_WHAT YOU HAVE TO DO:_ Retype each line of the material exactly, please, skipping any picture in it.

— START RECORDS —

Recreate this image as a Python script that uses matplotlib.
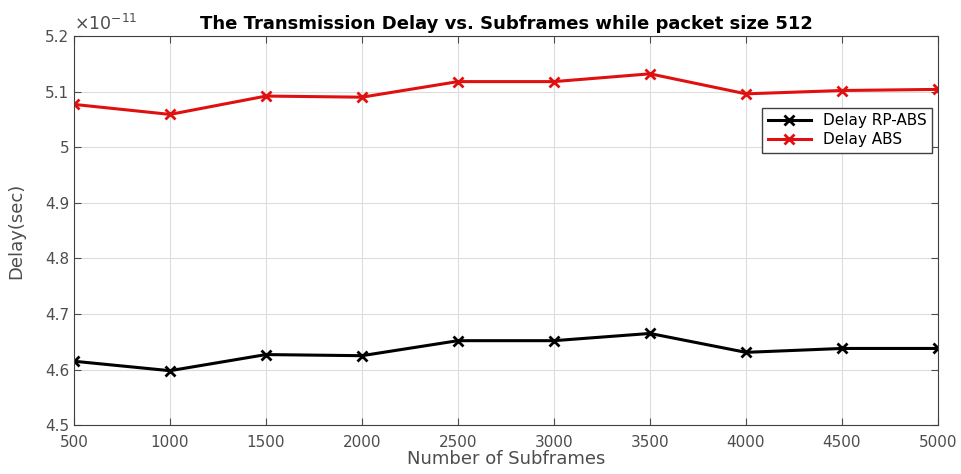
import numpy as np
import matplotlib.pyplot as plt
from matplotlib.ticker import FormatStrFormatter

plt.rcParams['font.family'] = ['DejaVu Sans']

# delays in units of 1e-11 s
subframes = [500, 1000, 1500, 2000, 2500, 3000, 3500, 4000, 4500, 5000]
delay_rp_abs = [4.615, 4.598, 4.627, 4.625, 4.652, 4.652, 4.665, 4.631, 4.638, 4.638]
delay_abs = [5.077, 5.059, 5.092, 5.090, 5.118, 5.118, 5.132, 5.096, 5.102, 5.104]
yticks = [4.5, 4.6, 4.7, 4.8, 4.9, 5.0, 5.1, 5.2]

fig = plt.figure(figsize=(9.61, 4.74), dpi=100)
ax = fig.add_axes([0.077, 0.103, 0.899, 0.821])

ax.plot(subframes, delay_rp_abs, c='black', lw=2.2, marker='x', ms=7, mew=2, label='Delay RP-ABS')
ax.plot(subframes, delay_abs, c='#e01010', lw=2.2, marker='x', ms=7, mew=2, label='Delay ABS')

ax.set_xlim(500, 5000)
ax.set_ylim(4.5, 5.2)
ax.set_xticks(subframes)
ax.set_yticks(yticks)
ax.yaxis.set_major_formatter(FormatStrFormatter('%g'))

ax.text(0, 1.005, r'$\times\mathregular{10^{-11}}$', transform=ax.transAxes, fontsize=12.5,
        color='#4d4d4d', ha='left', va='bottom')

ax.grid(True, color='#dcdcdc', lw=0.8)
ax.tick_params(direction='in', top=True, right=True, labelsize=11, colors='#4d4d4d', length=5)
ax.tick_params(axis='x', pad=7)
for s in ax.spines.values():
    s.set_color('#404040')

ax.set_title('The Transmission Delay vs. Subframes while packet size 512', fontsize=13, fontweight='bold', pad=5)
ax.set_xlabel('Number of Subframes', fontsize=13, color='#4d4d4d', labelpad=0)
ax.set_ylabel('Delay(sec)', fontsize=13, color='#4d4d4d', labelpad=14)

leg = ax.legend(loc='upper right', bbox_to_anchor=(0.993, 0.815), fontsize=11,
                fancybox=False, framealpha=1, edgecolor='#404040', borderpad=0.35,
                borderaxespad=0, handlelength=2.8, labelspacing=0.25)
leg.get_frame().set_linewidth(1.0)

plt.savefig('out.png', dpi=100)
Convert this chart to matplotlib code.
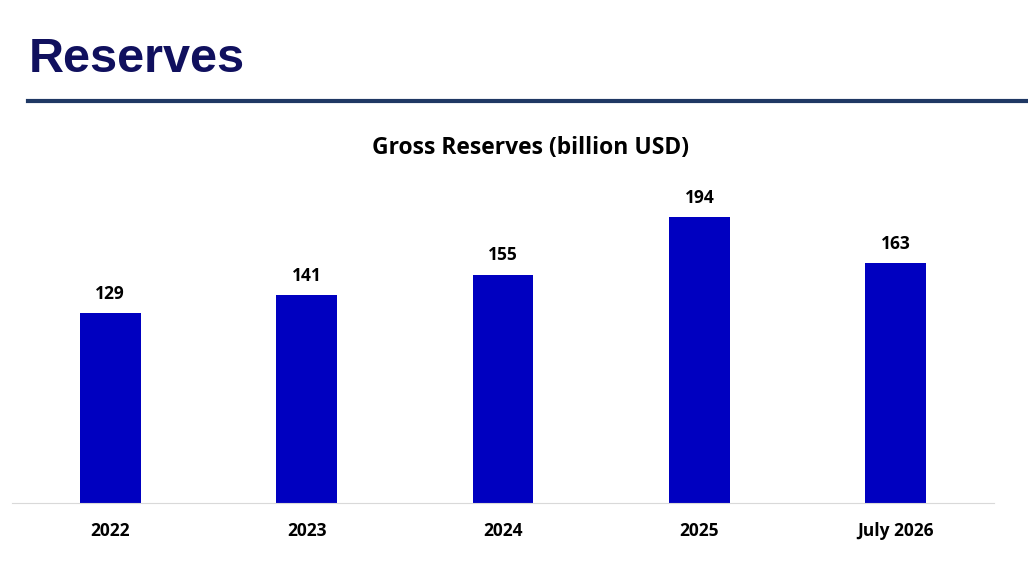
import matplotlib
matplotlib.use('Agg')
import matplotlib.pyplot as plt

categories = ['2022', '2023', '2024', '2025', 'July 2026']
reserves = [129, 141, 155, 194, 163]

fig = plt.figure(figsize=(10.28, 5.78), dpi=100)
W, H = 1028, 578

# page title and rule
fig.text(29 / W, 1 - 60 / H, 'Reserves', fontsize=35, fontweight='bold',
         color='#10105e', family='Liberation Sans', va='center', ha='left')
fig.add_artist(plt.Line2D([28 / W, 1], [1 - 101 / H] * 2, color='#1f3864', lw=3))

# chart axes: baseline at y=503, top at y=130, x from 12 to 994
ax = fig.add_axes([12 / W, 1 - 503 / H, (994 - 12) / W, (503 - 130) / H])
x = range(len(categories))
bars = ax.bar(x, reserves, width=0.31, color='#0000c0')
ax.set_xlim(-0.5, len(categories) - 0.5)
ax.set_ylim(0, 373 / 1.473)

for b, v in zip(bars, reserves):
    ax.text(b.get_x() + b.get_width() / 2, v + 7, str(v), ha='center', va='bottom',
            fontsize=12.5, fontweight='bold', family='Open Sans')

ax.set_xticks(list(x))
ax.set_xticklabels(categories, fontsize=12.5, fontweight='bold', family='Open Sans')
ax.tick_params(axis='x', length=0, pad=14)
ax.set_yticks([])
for s in ['top', 'right', 'left']:
    ax.spines[s].set_visible(False)
ax.spines['bottom'].set_color('#d9d9d9')

fig.text(530 / W, 1 - 148 / H, 'Gross Reserves (billion USD)', fontsize=16.5,
         fontweight='bold', family='Open Sans', ha='center', va='center')

fig.savefig('out.png', dpi=100)
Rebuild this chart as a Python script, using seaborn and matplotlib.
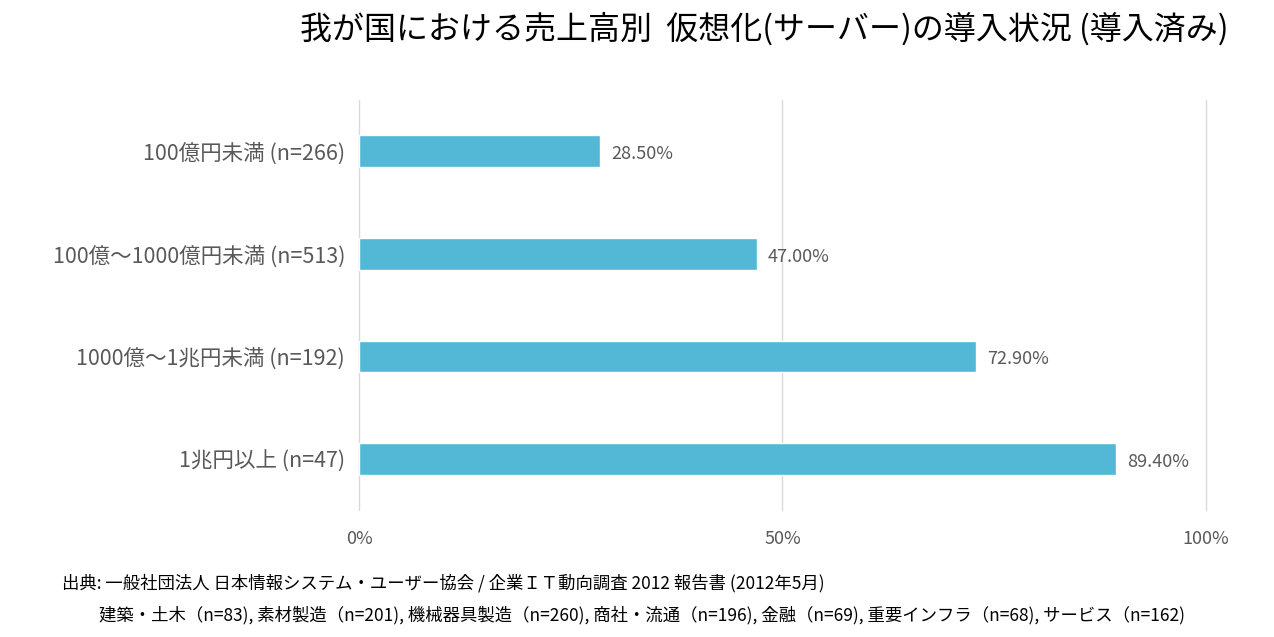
import matplotlib
matplotlib.use("Agg")
import matplotlib.pyplot as plt
import seaborn as sns
import pandas as pd

categories = ["100億円未満 (n=266)", "100億～1000億円未満 (n=513)", "1000億～1兆円未満 (n=192)", "1兆円以上 (n=47)"]
values = [28.5, 47.0, 72.9, 89.4]
xticks = [0, 50, 100]
xtick_labels = ["0%", "50%", "100%"]

sns.set_theme(style="white")
plt.rcParams['font.family'] = ['Noto Sans CJK JP', 'DejaVu Sans']

df = pd.DataFrame({"cat": categories, "val": values})

fig = plt.figure(figsize=(12.74, 6.37), dpi=100)
ax = fig.add_axes([0.2818, 0.199, 0.6648, 0.644])
sns.barplot(data=df, x="val", y="cat", color="#52B8D6", width=0.31, saturation=1, ax=ax)

gray = "#595959"
for i, v in enumerate(values):
    ax.text(v + 1.3, i + 0.03, f"{v:.2f}%", va="center", ha="left", fontsize=13, color=gray)

ax.set_xlim(0, 100)
ax.set_ylim(3.5, -0.5)
ax.set_xticks(xticks)
ax.set_xticklabels(xtick_labels, fontsize=13, color=gray)
ax.tick_params(axis="y", labelsize=15.5, colors=gray, length=0, pad=10)
ax.tick_params(axis="x", length=0, pad=14)
ax.set_xlabel("")
ax.set_ylabel("")
for x in xticks:
    ax.axvline(x, color="#D9D9D9", lw=1, zorder=0, clip_on=False)
for s in ax.spines.values():
    s.set_visible(False)

fig.text(0.6, 0.955, "我が国における売上高別  仮想化(サーバー)の導入状況 (導入済み)",
         ha="center", va="center", fontsize=23, color="black")
fig.text(0.049, 0.085, "出典: 一般社団法人 日本情報システム・ユーザー協会 / 企業ＩＴ動向調査 2012 報告書 (2012年5月)",
         ha="left", va="center", fontsize=12.5, color="black")
fig.text(0.078, 0.035, "建築・土木（n=83), 素材製造（n=201), 機械器具製造（n=260), 商社・流通（n=196), 金融（n=69), 重要インフラ（n=68), サービス（n=162)",
         ha="left", va="center", fontsize=12.5, color="black")

fig.savefig("out.png", dpi=100)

— END RECORDS —

_WORKED SOLUTION:_
Recreate this image as a Python script that uses matplotlib.
import numpy as np
import matplotlib.pyplot as plt
from matplotlib.ticker import FormatStrFormatter

plt.rcParams['font.family'] = ['DejaVu Sans']

# delays in units of 1e-11 s
subframes = [500, 1000, 1500, 2000, 2500, 3000, 3500, 4000, 4500, 5000]
delay_rp_abs = [4.615, 4.598, 4.627, 4.625, 4.652, 4.652, 4.665, 4.631, 4.638, 4.638]
delay_abs = [5.077, 5.059, 5.092, 5.090, 5.118, 5.118, 5.132, 5.096, 5.102, 5.104]
yticks = [4.5, 4.6, 4.7, 4.8, 4.9, 5.0, 5.1, 5.2]

fig = plt.figure(figsize=(9.61, 4.74), dpi=100)
ax = fig.add_axes([0.077, 0.103, 0.899, 0.821])

ax.plot(subframes, delay_rp_abs, c='black', lw=2.2, marker='x', ms=7, mew=2, label='Delay RP-ABS')
ax.plot(subframes, delay_abs, c='#e01010', lw=2.2, marker='x', ms=7, mew=2, label='Delay ABS')

ax.set_xlim(500, 5000)
ax.set_ylim(4.5, 5.2)
ax.set_xticks(subframes)
ax.set_yticks(yticks)
ax.yaxis.set_major_formatter(FormatStrFormatter('%g'))

ax.text(0, 1.005, r'$\times\mathregular{10^{-11}}$', transform=ax.transAxes, fontsize=12.5,
        color='#4d4d4d', ha='left', va='bottom')

ax.grid(True, color='#dcdcdc', lw=0.8)
ax.tick_params(direction='in', top=True, right=True, labelsize=11, colors='#4d4d4d', length=5)
ax.tick_params(axis='x', pad=7)
for s in ax.spines.values():
    s.set_color('#404040')

ax.set_title('The Transmission Delay vs. Subframes while packet size 512', fontsize=13, fontweight='bold', pad=5)
ax.set_xlabel('Number of Subframes', fontsize=13, color='#4d4d4d', labelpad=0)
ax.set_ylabel('Delay(sec)', fontsize=13, color='#4d4d4d', labelpad=14)

leg = ax.legend(loc='upper right', bbox_to_anchor=(0.993, 0.815), fontsize=11,
                fancybox=False, framealpha=1, edgecolor='#404040', borderpad=0.35,
                borderaxespad=0, handlelength=2.8, labelspacing=0.25)
leg.get_frame().set_linewidth(1.0)

plt.savefig('out.png', dpi=100)
Convert this chart to matplotlib code.
import matplotlib
matplotlib.use('Agg')
import matplotlib.pyplot as plt

categories = ['2022', '2023', '2024', '2025', 'July 2026']
reserves = [129, 141, 155, 194, 163]

fig = plt.figure(figsize=(10.28, 5.78), dpi=100)
W, H = 1028, 578

# page title and rule
fig.text(29 / W, 1 - 60 / H, 'Reserves', fontsize=35, fontweight='bold',
         color='#10105e', family='Liberation Sans', va='center', ha='left')
fig.add_artist(plt.Line2D([28 / W, 1], [1 - 101 / H] * 2, color='#1f3864', lw=3))

# chart axes: baseline at y=503, top at y=130, x from 12 to 994
ax = fig.add_axes([12 / W, 1 - 503 / H, (994 - 12) / W, (503 - 130) / H])
x = range(len(categories))
bars = ax.bar(x, reserves, width=0.31, color='#0000c0')
ax.set_xlim(-0.5, len(categories) - 0.5)
ax.set_ylim(0, 373 / 1.473)

for b, v in zip(bars, reserves):
    ax.text(b.get_x() + b.get_width() / 2, v + 7, str(v), ha='center', va='bottom',
            fontsize=12.5, fontweight='bold', family='Open Sans')

ax.set_xticks(list(x))
ax.set_xticklabels(categories, fontsize=12.5, fontweight='bold', family='Open Sans')
ax.tick_params(axis='x', length=0, pad=14)
ax.set_yticks([])
for s in ['top', 'right', 'left']:
    ax.spines[s].set_visible(False)
ax.spines['bottom'].set_color('#d9d9d9')

fig.text(530 / W, 1 - 148 / H, 'Gross Reserves (billion USD)', fontsize=16.5,
         fontweight='bold', family='Open Sans', ha='center', va='center')

fig.savefig('out.png', dpi=100)
Rebuild this chart as a Python script, using seaborn and matplotlib.
import matplotlib
matplotlib.use("Agg")
import matplotlib.pyplot as plt
import seaborn as sns
import pandas as pd

categories = ["100億円未満 (n=266)", "100億～1000億円未満 (n=513)", "1000億～1兆円未満 (n=192)", "1兆円以上 (n=47)"]
values = [28.5, 47.0, 72.9, 89.4]
xticks = [0, 50, 100]
xtick_labels = ["0%", "50%", "100%"]

sns.set_theme(style="white")
plt.rcParams['font.family'] = ['Noto Sans CJK JP', 'DejaVu Sans']

df = pd.DataFrame({"cat": categories, "val": values})

fig = plt.figure(figsize=(12.74, 6.37), dpi=100)
ax = fig.add_axes([0.2818, 0.199, 0.6648, 0.644])
sns.barplot(data=df, x="val", y="cat", color="#52B8D6", width=0.31, saturation=1, ax=ax)

gray = "#595959"
for i, v in enumerate(values):
    ax.text(v + 1.3, i + 0.03, f"{v:.2f}%", va="center", ha="left", fontsize=13, color=gray)

ax.set_xlim(0, 100)
ax.set_ylim(3.5, -0.5)
ax.set_xticks(xticks)
ax.set_xticklabels(xtick_labels, fontsize=13, color=gray)
ax.tick_params(axis="y", labelsize=15.5, colors=gray, length=0, pad=10)
ax.tick_params(axis="x", length=0, pad=14)
ax.set_xlabel("")
ax.set_ylabel("")
for x in xticks:
    ax.axvline(x, color="#D9D9D9", lw=1, zorder=0, clip_on=False)
for s in ax.spines.values():
    s.set_visible(False)

fig.text(0.6, 0.955, "我が国における売上高別  仮想化(サーバー)の導入状況 (導入済み)",
         ha="center", va="center", fontsize=23, color="black")
fig.text(0.049, 0.085, "出典: 一般社団法人 日本情報システム・ユーザー協会 / 企業ＩＴ動向調査 2012 報告書 (2012年5月)",
         ha="left", va="center", fontsize=12.5, color="black")
fig.text(0.078, 0.035, "建築・土木（n=83), 素材製造（n=201), 機械器具製造（n=260), 商社・流通（n=196), 金融（n=69), 重要インフラ（n=68), サービス（n=162)",
         ha="left", va="center", fontsize=12.5, color="black")

fig.savefig("out.png", dpi=100)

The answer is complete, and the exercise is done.